Written exercise => From the first line of the data below, repeat each line exactly until you reach the line with "23, 24, 25];"; include that line too.

Source records =>
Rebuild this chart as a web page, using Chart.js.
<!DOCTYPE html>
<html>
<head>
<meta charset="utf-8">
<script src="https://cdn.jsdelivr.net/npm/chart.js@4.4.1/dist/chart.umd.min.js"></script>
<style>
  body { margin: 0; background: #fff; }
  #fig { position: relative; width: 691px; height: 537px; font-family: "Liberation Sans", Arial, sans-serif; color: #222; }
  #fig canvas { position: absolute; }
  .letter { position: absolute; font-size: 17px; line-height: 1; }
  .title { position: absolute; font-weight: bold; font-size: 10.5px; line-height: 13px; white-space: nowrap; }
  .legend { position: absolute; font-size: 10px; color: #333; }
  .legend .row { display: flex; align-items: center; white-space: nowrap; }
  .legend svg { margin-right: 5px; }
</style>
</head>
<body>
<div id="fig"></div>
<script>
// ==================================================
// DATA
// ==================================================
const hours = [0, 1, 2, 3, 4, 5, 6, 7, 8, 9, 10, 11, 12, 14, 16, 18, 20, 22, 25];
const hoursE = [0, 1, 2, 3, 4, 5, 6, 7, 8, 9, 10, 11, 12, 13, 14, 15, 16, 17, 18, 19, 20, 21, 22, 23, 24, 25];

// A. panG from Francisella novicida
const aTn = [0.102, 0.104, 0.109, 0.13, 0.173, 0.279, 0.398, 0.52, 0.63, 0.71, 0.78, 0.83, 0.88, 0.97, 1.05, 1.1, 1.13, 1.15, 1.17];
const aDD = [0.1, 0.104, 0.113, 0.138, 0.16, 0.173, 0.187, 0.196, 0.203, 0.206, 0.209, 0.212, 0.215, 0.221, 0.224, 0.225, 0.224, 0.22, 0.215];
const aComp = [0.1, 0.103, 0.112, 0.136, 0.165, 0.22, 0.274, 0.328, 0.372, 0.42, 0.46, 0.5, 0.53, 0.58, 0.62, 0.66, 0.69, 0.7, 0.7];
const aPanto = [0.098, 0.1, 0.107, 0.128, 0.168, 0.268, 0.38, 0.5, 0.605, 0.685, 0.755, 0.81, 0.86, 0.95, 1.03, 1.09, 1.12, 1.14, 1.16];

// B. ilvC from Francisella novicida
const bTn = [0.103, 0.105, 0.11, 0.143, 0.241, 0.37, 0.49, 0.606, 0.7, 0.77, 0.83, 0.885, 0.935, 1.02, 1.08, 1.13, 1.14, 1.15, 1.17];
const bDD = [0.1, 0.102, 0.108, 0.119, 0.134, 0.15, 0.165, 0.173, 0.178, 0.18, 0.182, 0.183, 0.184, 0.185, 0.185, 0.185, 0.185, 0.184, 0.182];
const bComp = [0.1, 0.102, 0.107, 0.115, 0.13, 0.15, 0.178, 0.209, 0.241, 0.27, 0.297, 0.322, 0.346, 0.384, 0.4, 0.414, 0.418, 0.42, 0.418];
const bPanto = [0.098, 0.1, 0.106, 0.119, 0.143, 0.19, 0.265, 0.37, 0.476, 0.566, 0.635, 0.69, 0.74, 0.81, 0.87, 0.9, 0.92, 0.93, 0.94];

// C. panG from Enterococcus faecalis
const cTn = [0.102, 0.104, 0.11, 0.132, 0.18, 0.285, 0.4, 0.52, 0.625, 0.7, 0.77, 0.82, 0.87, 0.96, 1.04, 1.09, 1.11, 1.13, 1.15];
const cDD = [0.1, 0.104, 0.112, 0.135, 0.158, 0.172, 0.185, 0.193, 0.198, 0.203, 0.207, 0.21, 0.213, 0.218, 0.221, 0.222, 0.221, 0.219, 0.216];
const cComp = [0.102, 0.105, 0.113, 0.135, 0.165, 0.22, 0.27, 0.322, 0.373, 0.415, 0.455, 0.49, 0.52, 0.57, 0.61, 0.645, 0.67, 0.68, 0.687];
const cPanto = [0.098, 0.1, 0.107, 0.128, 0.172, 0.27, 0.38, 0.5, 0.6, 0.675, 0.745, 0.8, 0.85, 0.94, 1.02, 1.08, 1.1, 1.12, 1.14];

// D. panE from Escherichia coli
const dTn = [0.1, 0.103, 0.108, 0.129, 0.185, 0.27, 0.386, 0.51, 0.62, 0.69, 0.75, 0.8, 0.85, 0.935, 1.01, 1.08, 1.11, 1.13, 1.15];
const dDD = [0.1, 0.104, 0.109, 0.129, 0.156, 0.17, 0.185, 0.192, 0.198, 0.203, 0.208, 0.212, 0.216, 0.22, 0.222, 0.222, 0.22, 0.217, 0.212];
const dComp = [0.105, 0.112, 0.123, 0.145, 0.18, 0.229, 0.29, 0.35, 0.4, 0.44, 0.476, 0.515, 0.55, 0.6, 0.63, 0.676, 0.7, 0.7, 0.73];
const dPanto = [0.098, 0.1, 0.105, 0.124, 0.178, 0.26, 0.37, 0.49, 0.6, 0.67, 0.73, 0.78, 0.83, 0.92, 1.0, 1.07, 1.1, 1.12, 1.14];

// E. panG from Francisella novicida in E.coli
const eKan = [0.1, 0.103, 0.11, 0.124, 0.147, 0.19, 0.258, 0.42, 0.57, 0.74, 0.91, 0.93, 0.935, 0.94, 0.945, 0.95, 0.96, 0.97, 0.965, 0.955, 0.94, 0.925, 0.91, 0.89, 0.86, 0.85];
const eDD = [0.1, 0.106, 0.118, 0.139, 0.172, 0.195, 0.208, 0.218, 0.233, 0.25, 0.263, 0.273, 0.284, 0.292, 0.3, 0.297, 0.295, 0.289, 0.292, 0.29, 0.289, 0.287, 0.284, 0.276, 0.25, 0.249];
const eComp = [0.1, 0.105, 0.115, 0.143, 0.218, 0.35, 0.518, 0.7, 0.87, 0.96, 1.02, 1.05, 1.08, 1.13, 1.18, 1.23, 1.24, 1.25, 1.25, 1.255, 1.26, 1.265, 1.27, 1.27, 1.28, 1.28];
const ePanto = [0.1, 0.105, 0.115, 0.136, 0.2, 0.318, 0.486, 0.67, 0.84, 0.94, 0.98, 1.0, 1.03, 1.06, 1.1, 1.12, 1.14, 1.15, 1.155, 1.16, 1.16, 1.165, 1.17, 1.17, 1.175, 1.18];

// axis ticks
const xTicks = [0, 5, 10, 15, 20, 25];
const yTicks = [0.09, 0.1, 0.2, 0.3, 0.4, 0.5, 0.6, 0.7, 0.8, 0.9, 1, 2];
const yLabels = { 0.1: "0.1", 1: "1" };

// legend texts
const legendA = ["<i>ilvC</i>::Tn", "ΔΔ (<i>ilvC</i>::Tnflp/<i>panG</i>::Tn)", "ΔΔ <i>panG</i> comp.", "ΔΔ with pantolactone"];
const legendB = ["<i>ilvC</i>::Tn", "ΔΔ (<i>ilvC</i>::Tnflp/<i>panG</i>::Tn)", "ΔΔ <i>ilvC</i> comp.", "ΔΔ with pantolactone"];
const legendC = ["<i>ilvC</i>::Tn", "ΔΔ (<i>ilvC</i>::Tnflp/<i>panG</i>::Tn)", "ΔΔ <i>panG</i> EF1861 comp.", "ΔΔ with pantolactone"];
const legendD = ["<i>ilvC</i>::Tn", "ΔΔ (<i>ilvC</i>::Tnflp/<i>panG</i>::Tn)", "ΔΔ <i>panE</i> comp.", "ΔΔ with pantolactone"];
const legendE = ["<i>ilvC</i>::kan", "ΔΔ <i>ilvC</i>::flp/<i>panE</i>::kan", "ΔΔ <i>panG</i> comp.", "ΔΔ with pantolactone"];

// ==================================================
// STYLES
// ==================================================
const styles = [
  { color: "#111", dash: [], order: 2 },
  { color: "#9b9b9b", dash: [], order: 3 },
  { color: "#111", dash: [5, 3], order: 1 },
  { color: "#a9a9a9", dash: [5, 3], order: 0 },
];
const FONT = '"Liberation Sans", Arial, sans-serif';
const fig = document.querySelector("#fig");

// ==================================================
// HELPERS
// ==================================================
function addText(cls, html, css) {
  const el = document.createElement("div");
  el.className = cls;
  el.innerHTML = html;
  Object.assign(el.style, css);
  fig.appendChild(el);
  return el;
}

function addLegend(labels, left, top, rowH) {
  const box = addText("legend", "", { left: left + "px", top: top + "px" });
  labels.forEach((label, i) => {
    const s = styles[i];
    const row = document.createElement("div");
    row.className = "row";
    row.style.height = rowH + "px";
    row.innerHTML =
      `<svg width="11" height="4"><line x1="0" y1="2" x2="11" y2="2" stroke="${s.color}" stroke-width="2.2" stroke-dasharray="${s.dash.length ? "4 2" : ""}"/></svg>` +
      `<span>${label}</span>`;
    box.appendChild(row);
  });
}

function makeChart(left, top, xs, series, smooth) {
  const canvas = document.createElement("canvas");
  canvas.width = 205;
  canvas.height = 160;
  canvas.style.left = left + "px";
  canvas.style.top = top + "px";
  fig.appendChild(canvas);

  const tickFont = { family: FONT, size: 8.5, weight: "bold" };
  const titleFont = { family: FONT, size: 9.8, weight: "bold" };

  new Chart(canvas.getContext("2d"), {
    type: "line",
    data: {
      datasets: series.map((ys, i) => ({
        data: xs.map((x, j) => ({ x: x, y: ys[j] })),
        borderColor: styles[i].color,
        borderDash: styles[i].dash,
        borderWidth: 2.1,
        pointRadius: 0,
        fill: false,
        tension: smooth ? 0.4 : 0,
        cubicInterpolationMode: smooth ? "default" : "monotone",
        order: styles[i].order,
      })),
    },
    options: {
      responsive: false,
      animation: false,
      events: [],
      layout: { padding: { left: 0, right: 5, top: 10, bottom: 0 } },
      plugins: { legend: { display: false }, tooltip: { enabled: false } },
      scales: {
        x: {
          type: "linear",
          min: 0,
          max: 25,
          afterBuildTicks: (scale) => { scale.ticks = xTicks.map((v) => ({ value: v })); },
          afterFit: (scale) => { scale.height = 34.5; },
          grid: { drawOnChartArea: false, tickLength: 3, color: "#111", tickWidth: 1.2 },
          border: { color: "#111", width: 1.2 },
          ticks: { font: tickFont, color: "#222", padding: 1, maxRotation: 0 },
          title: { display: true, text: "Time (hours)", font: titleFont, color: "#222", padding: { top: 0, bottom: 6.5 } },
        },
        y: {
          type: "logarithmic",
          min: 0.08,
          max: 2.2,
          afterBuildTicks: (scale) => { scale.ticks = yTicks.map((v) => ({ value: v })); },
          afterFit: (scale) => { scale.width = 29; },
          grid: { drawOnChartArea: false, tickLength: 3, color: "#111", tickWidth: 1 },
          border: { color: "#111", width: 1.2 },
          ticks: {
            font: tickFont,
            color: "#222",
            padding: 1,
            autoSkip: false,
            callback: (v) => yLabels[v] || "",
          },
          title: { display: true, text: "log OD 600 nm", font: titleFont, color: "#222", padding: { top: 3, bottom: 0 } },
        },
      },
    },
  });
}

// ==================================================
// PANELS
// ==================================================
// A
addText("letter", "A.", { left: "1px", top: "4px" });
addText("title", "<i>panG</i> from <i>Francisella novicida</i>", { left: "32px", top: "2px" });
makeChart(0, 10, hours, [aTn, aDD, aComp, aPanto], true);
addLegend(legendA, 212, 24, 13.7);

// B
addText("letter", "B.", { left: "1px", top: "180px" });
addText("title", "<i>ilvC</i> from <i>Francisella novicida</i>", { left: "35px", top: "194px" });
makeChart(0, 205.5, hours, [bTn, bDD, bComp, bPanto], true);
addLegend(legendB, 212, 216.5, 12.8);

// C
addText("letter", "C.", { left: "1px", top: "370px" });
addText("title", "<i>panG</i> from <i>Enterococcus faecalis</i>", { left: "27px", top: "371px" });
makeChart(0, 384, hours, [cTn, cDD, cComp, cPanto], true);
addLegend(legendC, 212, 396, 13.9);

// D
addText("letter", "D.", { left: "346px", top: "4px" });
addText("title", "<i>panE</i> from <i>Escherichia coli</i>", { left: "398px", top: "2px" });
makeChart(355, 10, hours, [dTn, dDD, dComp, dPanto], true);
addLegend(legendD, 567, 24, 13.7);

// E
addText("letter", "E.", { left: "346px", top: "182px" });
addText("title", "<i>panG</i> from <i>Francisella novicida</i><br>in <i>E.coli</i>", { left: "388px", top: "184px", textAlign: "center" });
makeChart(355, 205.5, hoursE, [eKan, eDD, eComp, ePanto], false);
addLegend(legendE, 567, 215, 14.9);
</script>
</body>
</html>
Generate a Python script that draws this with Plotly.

Result for this task =>
Rebuild this chart as a web page, using Chart.js.
<!DOCTYPE html>
<html>
<head>
<meta charset="utf-8">
<script src="https://cdn.jsdelivr.net/npm/chart.js@4.4.1/dist/chart.umd.min.js"></script>
<style>
  body { margin: 0; background: #fff; }
  #fig { position: relative; width: 691px; height: 537px; font-family: "Liberation Sans", Arial, sans-serif; color: #222; }
  #fig canvas { position: absolute; }
  .letter { position: absolute; font-size: 17px; line-height: 1; }
  .title { position: absolute; font-weight: bold; font-size: 10.5px; line-height: 13px; white-space: nowrap; }
  .legend { position: absolute; font-size: 10px; color: #333; }
  .legend .row { display: flex; align-items: center; white-space: nowrap; }
  .legend svg { margin-right: 5px; }
</style>
</head>
<body>
<div id="fig"></div>
<script>
// ==================================================
// DATA
// ==================================================
const hours = [0, 1, 2, 3, 4, 5, 6, 7, 8, 9, 10, 11, 12, 14, 16, 18, 20, 22, 25];
const hoursE = [0, 1, 2, 3, 4, 5, 6, 7, 8, 9, 10, 11, 12, 13, 14, 15, 16, 17, 18, 19, 20, 21, 22, 23, 24, 25];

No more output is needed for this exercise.